EXTRACTED INFORMATION:

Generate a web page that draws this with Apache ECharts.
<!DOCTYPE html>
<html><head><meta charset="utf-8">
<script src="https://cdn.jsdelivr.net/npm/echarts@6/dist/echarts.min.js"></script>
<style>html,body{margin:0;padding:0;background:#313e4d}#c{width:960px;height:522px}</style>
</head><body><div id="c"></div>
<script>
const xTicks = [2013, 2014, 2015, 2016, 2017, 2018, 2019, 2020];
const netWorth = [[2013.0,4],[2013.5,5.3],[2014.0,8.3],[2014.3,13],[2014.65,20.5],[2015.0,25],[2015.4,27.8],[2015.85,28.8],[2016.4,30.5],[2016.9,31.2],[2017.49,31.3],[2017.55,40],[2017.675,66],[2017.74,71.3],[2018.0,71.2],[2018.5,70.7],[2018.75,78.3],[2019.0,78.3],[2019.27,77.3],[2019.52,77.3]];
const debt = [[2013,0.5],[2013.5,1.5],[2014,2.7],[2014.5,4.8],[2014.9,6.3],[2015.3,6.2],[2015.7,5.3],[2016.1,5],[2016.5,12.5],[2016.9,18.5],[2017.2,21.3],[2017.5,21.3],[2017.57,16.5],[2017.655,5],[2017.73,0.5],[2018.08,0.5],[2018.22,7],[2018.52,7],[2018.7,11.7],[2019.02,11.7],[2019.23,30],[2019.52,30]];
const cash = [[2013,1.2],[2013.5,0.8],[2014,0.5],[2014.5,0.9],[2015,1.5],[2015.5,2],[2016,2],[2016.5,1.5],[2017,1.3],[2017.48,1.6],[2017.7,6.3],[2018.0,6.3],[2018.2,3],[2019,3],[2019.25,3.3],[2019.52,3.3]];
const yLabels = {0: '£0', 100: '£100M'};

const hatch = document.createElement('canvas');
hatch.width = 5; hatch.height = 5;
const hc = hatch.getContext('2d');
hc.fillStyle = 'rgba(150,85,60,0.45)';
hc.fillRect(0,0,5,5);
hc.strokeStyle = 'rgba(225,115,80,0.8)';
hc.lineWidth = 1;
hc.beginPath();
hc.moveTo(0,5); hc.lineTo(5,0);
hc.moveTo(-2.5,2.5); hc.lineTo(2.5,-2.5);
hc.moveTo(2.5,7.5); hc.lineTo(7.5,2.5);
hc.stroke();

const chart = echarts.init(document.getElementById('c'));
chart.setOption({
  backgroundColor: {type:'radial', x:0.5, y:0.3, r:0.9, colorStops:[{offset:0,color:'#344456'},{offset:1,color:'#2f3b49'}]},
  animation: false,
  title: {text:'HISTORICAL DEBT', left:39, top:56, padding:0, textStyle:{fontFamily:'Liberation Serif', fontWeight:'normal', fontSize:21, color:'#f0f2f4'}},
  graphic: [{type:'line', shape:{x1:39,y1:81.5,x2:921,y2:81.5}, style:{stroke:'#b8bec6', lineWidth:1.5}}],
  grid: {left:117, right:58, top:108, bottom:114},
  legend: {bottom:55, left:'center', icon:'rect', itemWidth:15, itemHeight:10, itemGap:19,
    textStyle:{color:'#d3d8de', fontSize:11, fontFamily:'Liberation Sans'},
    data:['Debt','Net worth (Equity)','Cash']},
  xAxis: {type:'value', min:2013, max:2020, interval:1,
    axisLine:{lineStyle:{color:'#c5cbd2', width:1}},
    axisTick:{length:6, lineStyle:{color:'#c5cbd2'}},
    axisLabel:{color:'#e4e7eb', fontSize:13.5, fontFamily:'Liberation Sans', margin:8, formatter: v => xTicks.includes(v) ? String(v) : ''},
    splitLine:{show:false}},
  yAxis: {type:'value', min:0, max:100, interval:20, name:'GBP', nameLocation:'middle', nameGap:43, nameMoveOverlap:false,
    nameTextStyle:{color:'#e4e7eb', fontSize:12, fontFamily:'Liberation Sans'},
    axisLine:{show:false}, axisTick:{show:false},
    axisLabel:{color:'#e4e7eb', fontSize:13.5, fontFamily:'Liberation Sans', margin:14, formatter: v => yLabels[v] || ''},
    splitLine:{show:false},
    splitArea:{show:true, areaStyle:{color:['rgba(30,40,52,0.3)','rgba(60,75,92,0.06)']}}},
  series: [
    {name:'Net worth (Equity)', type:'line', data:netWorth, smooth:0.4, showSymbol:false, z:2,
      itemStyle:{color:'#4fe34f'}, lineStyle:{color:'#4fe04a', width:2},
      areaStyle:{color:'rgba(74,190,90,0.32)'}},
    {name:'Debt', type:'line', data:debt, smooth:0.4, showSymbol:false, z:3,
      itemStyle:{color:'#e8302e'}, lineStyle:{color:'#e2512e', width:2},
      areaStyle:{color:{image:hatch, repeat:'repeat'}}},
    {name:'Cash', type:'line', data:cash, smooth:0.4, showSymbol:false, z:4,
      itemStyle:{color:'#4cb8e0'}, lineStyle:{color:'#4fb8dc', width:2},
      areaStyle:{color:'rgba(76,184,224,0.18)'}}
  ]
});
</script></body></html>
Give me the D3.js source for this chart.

PROBLEM DESCRIPTION: Write every entry out again exactly.

RESPONSE:
Generate a web page that draws this with Apache ECharts.
<!DOCTYPE html>
<html><head><meta charset="utf-8">
<script src="https://cdn.jsdelivr.net/npm/echarts@6/dist/echarts.min.js"></script>
<style>html,body{margin:0;padding:0;background:#313e4d}#c{width:960px;height:522px}</style>
</head><body><div id="c"></div>
<script>
const xTicks = [2013, 2014, 2015, 2016, 2017, 2018, 2019, 2020];
const netWorth = [[2013.0,4],[2013.5,5.3],[2014.0,8.3],[2014.3,13],[2014.65,20.5],[2015.0,25],[2015.4,27.8],[2015.85,28.8],[2016.4,30.5],[2016.9,31.2],[2017.49,31.3],[2017.55,40],[2017.675,66],[2017.74,71.3],[2018.0,71.2],[2018.5,70.7],[2018.75,78.3],[2019.0,78.3],[2019.27,77.3],[2019.52,77.3]];
const debt = [[2013,0.5],[2013.5,1.5],[2014,2.7],[2014.5,4.8],[2014.9,6.3],[2015.3,6.2],[2015.7,5.3],[2016.1,5],[2016.5,12.5],[2016.9,18.5],[2017.2,21.3],[2017.5,21.3],[2017.57,16.5],[2017.655,5],[2017.73,0.5],[2018.08,0.5],[2018.22,7],[2018.52,7],[2018.7,11.7],[2019.02,11.7],[2019.23,30],[2019.52,30]];
const cash = [[2013,1.2],[2013.5,0.8],[2014,0.5],[2014.5,0.9],[2015,1.5],[2015.5,2],[2016,2],[2016.5,1.5],[2017,1.3],[2017.48,1.6],[2017.7,6.3],[2018.0,6.3],[2018.2,3],[2019,3],[2019.25,3.3],[2019.52,3.3]];
const yLabels = {0: '£0', 100: '£100M'};

const hatch = document.createElement('canvas');
hatch.width = 5; hatch.height = 5;
const hc = hatch.getContext('2d');
hc.fillStyle = 'rgba(150,85,60,0.45)';
hc.fillRect(0,0,5,5);
hc.strokeStyle = 'rgba(225,115,80,0.8)';
hc.lineWidth = 1;
hc.beginPath();
hc.moveTo(0,5); hc.lineTo(5,0);
hc.moveTo(-2.5,2.5); hc.lineTo(2.5,-2.5);
hc.moveTo(2.5,7.5); hc.lineTo(7.5,2.5);
hc.stroke();

const chart = echarts.init(document.getElementById('c'));
chart.setOption({
  backgroundColor: {type:'radial', x:0.5, y:0.3, r:0.9, colorStops:[{offset:0,color:'#344456'},{offset:1,color:'#2f3b49'}]},
  animation: false,
  title: {text:'HISTORICAL DEBT', left:39, top:56, padding:0, textStyle:{fontFamily:'Liberation Serif', fontWeight:'normal', fontSize:21, color:'#f0f2f4'}},
  graphic: [{type:'line', shape:{x1:39,y1:81.5,x2:921,y2:81.5}, style:{stroke:'#b8bec6', lineWidth:1.5}}],
  grid: {left:117, right:58, top:108, bottom:114},
  legend: {bottom:55, left:'center', icon:'rect', itemWidth:15, itemHeight:10, itemGap:19,
    textStyle:{color:'#d3d8de', fontSize:11, fontFamily:'Liberation Sans'},
    data:['Debt','Net worth (Equity)','Cash']},
  xAxis: {type:'value', min:2013, max:2020, interval:1,
    axisLine:{lineStyle:{color:'#c5cbd2', width:1}},
    axisTick:{length:6, lineStyle:{color:'#c5cbd2'}},
    axisLabel:{color:'#e4e7eb', fontSize:13.5, fontFamily:'Liberation Sans', margin:8, formatter: v => xTicks.includes(v) ? String(v) : ''},
    splitLine:{show:false}},
  yAxis: {type:'value', min:0, max:100, interval:20, name:'GBP', nameLocation:'middle', nameGap:43, nameMoveOverlap:false,
    nameTextStyle:{color:'#e4e7eb', fontSize:12, fontFamily:'Liberation Sans'},
    axisLine:{show:false}, axisTick:{show:false},
    axisLabel:{color:'#e4e7eb', fontSize:13.5, fontFamily:'Liberation Sans', margin:14, formatter: v => yLabels[v] || ''},
    splitLine:{show:false},
    splitArea:{show:true, areaStyle:{color:['rgba(30,40,52,0.3)','rgba(60,75,92,0.06)']}}},
  series: [
    {name:'Net worth (Equity)', type:'line', data:netWorth, smooth:0.4, showSymbol:false, z:2,
      itemStyle:{color:'#4fe34f'}, lineStyle:{color:'#4fe04a', width:2},
      areaStyle:{color:'rgba(74,190,90,0.32)'}},
    {name:'Debt', type:'line', data:debt, smooth:0.4, showSymbol:false, z:3,
      itemStyle:{color:'#e8302e'}, lineStyle:{color:'#e2512e', width:2},
      areaStyle:{color:{image:hatch, repeat:'repeat'}}},
    {name:'Cash', type:'line', data:cash, smooth:0.4, showSymbol:false, z:4,
      itemStyle:{color:'#4cb8e0'}, lineStyle:{color:'#4fb8dc', width:2},
      areaStyle:{color:'rgba(76,184,224,0.18)'}}
  ]
});
</script></body></html>
Give me the D3.js source for this chart.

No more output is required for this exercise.